Using the listing below, copy exactly the lines from the one containing "Recreate this image" to the one containing "left_max, right_max = 7000, 25", both lines included, and no others.
--------
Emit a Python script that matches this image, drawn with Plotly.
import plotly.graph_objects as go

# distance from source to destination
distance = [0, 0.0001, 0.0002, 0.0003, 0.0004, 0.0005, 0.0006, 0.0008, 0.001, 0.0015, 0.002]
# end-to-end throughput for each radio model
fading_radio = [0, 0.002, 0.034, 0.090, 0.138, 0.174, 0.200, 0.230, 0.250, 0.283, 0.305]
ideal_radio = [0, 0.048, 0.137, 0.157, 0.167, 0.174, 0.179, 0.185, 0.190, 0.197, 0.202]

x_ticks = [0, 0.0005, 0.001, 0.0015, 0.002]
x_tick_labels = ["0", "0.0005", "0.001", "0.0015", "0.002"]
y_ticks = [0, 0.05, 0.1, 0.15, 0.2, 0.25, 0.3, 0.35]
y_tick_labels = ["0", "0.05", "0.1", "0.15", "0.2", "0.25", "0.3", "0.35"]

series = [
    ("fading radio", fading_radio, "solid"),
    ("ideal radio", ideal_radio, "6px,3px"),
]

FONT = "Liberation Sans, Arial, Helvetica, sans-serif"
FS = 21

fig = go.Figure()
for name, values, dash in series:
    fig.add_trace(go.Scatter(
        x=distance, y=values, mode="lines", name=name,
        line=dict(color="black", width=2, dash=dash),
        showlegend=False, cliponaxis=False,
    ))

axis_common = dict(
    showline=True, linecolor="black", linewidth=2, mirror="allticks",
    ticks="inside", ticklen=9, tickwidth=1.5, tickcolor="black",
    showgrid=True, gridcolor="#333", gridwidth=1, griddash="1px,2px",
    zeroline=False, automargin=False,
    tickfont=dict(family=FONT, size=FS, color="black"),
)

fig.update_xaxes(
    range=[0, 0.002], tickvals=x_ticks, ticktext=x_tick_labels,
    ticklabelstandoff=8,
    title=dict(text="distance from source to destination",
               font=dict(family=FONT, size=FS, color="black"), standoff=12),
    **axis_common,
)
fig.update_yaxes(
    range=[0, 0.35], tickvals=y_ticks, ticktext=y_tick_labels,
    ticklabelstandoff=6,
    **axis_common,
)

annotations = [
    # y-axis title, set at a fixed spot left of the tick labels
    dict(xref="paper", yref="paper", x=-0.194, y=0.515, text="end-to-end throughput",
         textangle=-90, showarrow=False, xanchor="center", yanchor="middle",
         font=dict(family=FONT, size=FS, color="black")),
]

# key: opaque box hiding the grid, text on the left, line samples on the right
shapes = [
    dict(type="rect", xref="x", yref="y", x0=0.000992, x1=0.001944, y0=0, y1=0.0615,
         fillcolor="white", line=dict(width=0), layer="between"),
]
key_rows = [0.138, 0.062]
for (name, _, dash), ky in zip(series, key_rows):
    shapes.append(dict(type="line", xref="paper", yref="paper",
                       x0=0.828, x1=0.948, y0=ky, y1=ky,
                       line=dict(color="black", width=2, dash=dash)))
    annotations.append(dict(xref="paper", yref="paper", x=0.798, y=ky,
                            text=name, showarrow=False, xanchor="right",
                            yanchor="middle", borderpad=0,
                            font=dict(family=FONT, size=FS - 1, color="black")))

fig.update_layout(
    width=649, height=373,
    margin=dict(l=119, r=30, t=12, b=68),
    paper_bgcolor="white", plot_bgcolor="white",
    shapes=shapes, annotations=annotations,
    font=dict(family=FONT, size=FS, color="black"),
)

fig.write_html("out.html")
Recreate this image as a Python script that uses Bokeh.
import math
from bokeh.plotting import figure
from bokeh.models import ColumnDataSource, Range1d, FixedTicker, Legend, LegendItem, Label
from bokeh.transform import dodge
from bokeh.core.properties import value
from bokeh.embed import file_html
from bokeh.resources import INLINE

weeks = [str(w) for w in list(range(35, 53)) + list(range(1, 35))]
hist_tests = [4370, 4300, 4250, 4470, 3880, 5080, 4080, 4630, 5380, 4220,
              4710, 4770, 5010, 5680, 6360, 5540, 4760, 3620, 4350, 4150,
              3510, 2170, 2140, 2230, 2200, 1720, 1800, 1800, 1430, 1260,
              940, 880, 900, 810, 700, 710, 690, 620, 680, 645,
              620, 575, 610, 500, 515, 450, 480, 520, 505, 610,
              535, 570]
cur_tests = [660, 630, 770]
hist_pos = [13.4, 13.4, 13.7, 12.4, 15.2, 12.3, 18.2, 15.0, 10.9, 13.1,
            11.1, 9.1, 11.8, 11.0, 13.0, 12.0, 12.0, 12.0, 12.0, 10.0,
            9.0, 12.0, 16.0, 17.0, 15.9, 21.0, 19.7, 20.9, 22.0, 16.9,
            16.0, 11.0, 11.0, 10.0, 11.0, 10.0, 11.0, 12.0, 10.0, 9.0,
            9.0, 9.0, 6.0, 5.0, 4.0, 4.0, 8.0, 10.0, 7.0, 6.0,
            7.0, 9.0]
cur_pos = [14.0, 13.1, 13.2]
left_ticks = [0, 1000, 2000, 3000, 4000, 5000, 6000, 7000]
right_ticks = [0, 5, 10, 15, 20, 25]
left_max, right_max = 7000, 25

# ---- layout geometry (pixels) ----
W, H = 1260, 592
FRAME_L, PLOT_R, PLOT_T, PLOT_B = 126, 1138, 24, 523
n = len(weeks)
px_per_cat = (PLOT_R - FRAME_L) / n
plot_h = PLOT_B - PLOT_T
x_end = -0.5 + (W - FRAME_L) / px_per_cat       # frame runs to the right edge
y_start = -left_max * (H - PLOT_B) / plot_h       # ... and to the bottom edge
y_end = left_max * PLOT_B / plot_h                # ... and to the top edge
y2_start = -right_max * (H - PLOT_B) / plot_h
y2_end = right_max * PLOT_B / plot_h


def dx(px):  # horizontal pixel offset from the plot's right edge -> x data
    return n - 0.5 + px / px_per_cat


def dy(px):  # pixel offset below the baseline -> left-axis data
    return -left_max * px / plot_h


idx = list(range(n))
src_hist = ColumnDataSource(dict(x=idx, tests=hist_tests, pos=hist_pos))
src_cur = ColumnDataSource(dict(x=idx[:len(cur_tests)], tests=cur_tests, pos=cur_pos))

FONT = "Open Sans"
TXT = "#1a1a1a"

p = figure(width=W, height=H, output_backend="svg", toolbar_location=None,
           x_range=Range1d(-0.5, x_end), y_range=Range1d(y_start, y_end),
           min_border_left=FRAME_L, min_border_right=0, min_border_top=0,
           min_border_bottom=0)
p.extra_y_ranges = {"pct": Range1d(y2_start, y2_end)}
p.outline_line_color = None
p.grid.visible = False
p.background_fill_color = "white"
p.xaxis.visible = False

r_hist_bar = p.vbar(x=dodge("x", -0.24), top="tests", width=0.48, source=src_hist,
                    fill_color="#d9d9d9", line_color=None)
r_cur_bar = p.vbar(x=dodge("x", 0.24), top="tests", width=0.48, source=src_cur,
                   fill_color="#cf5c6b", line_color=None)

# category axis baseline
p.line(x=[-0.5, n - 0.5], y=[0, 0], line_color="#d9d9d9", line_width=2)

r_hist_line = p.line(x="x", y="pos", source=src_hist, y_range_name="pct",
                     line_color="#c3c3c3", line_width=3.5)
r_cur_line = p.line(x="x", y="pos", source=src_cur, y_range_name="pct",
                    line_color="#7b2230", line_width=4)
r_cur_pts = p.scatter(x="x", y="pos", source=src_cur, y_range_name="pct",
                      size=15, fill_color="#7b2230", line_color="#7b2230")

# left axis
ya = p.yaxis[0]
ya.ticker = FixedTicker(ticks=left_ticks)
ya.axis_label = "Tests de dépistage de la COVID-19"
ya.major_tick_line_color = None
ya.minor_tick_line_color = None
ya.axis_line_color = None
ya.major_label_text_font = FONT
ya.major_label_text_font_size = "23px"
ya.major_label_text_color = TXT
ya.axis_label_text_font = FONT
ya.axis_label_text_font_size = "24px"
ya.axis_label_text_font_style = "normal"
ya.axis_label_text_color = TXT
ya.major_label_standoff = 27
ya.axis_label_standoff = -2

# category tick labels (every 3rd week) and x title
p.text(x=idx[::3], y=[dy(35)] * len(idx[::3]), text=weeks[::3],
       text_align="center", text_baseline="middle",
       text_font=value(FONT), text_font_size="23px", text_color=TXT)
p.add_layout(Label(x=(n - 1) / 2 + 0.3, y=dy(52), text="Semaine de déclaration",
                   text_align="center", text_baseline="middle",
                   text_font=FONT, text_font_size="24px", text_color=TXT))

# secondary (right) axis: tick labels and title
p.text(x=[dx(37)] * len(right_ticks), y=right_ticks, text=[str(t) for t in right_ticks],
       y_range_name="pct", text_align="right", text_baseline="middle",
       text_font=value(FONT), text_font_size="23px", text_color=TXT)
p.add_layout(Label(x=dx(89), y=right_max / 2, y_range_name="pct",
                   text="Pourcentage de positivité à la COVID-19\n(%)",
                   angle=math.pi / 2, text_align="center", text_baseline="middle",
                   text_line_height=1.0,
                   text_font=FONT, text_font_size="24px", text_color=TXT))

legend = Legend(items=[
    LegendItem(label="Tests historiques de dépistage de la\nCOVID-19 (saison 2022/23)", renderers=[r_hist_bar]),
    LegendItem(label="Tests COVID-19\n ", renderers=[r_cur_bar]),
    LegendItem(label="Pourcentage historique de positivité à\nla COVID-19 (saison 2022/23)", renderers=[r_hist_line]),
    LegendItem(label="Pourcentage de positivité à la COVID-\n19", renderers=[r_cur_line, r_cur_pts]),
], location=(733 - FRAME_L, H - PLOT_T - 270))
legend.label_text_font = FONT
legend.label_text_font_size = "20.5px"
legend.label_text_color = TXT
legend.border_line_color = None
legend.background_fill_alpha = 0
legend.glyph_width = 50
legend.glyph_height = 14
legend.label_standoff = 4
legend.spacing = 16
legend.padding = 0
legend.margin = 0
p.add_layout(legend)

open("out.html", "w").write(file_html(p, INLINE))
--------
(The completed task)
Recreate this image as a Python script that uses Bokeh.
import math
from bokeh.plotting import figure
from bokeh.models import ColumnDataSource, Range1d, FixedTicker, Legend, LegendItem, Label
from bokeh.transform import dodge
from bokeh.core.properties import value
from bokeh.embed import file_html
from bokeh.resources import INLINE

weeks = [str(w) for w in list(range(35, 53)) + list(range(1, 35))]
hist_tests = [4370, 4300, 4250, 4470, 3880, 5080, 4080, 4630, 5380, 4220,
              4710, 4770, 5010, 5680, 6360, 5540, 4760, 3620, 4350, 4150,
              3510, 2170, 2140, 2230, 2200, 1720, 1800, 1800, 1430, 1260,
              940, 880, 900, 810, 700, 710, 690, 620, 680, 645,
              620, 575, 610, 500, 515, 450, 480, 520, 505, 610,
              535, 570]
cur_tests = [660, 630, 770]
hist_pos = [13.4, 13.4, 13.7, 12.4, 15.2, 12.3, 18.2, 15.0, 10.9, 13.1,
            11.1, 9.1, 11.8, 11.0, 13.0, 12.0, 12.0, 12.0, 12.0, 10.0,
            9.0, 12.0, 16.0, 17.0, 15.9, 21.0, 19.7, 20.9, 22.0, 16.9,
            16.0, 11.0, 11.0, 10.0, 11.0, 10.0, 11.0, 12.0, 10.0, 9.0,
            9.0, 9.0, 6.0, 5.0, 4.0, 4.0, 8.0, 10.0, 7.0, 6.0,
            7.0, 9.0]
cur_pos = [14.0, 13.1, 13.2]
left_ticks = [0, 1000, 2000, 3000, 4000, 5000, 6000, 7000]
right_ticks = [0, 5, 10, 15, 20, 25]
left_max, right_max = 7000, 25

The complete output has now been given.